Your Wine cellar
When your wines are purchased your must store them in an appropriate place to have the mat hand when the occasion arises to open a bottle selected by yourself and to enjoy it in the company of a few friends, or in a tête-à-tête for a celebration.
But a wine cellar is also necessary to enable wines to mature if they are too young or still closed. It is maturation in the wine cellar that gives wine its optimal quality. Unfortunately wine cellars that can be used to store prestigious wines are too rarely planned by architects and builders.
Not just any room can be used as a wine cellar. You must be very careful about the direction and hygrometry, protect the room from smells, light, vibrations and changes in temperature.
If you can choose the room to be used as a wine cellar, choose a room with a north exposure if possible, as the power of the sun rays will have less impact. You should also choose a room far from any source of heat (boiler, garage).
If the room has a window or a dormer window, cover it so that the light cannot pass through it (ultraviolet sun rays cause wine to age prematurely). When possible avoid being too close to a road. Vibrations caused by moving vehicles are harmful to the proper preservation of stored bottles.
The perfect room for storing wine has a dirt floor, which is a true hygrometry regulator. Another solution is a box of sand in a corner, which should be regularly moistened in order to preserve the necessary and beneficial humidity.

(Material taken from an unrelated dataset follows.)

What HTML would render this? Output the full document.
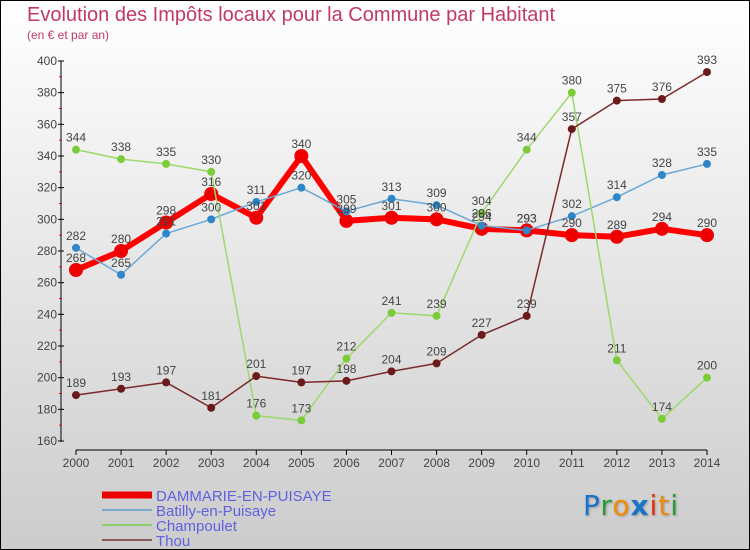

The ideal relative humidity is from 70 to 85%. This prevents the corks from drying, and thus avoids any exchange of gas between the wine and the surrounding air. It also protects the labels from being altered by mildew.
The temperature is also very important. A very cold wine cellar might be very good for the preservation of wines, but wines remain blocked by the cold and do not mature. On the other hand, if the wine cellar is too warm the wine can mature too fast, and lose some finesse.
But the most important thing is to have the smallest possible variations in temperature between the maximum and minimum temperatures. The average temperature of the wine cellar should be somewhere between 10° and 14°.
If all of these conditions are combined, you can have a good wine cellar. But it is not enough to have the room. You must know how to manage your supply of wine.
You must know wines, how they mature, by tasting them from time to time. The ideal solution is to keep a log of your wine cellar. In this way you can keep track of the maturation of wines and take into account the potential aging of each wine.
Some wine should be drunk right away, when they provide such great olfactive pleasures with their floral scents and typical fruity flavors. Others, several great wines to be kept on hand, can be preserved for 20 or 30 years, or sometimes even more.
But keeping very old bottles involves certain risks, the corks for example. Corks must be changed approximately every 20 years.
Bottles must be kept lying flat, in head to foot position if the bottles are identical.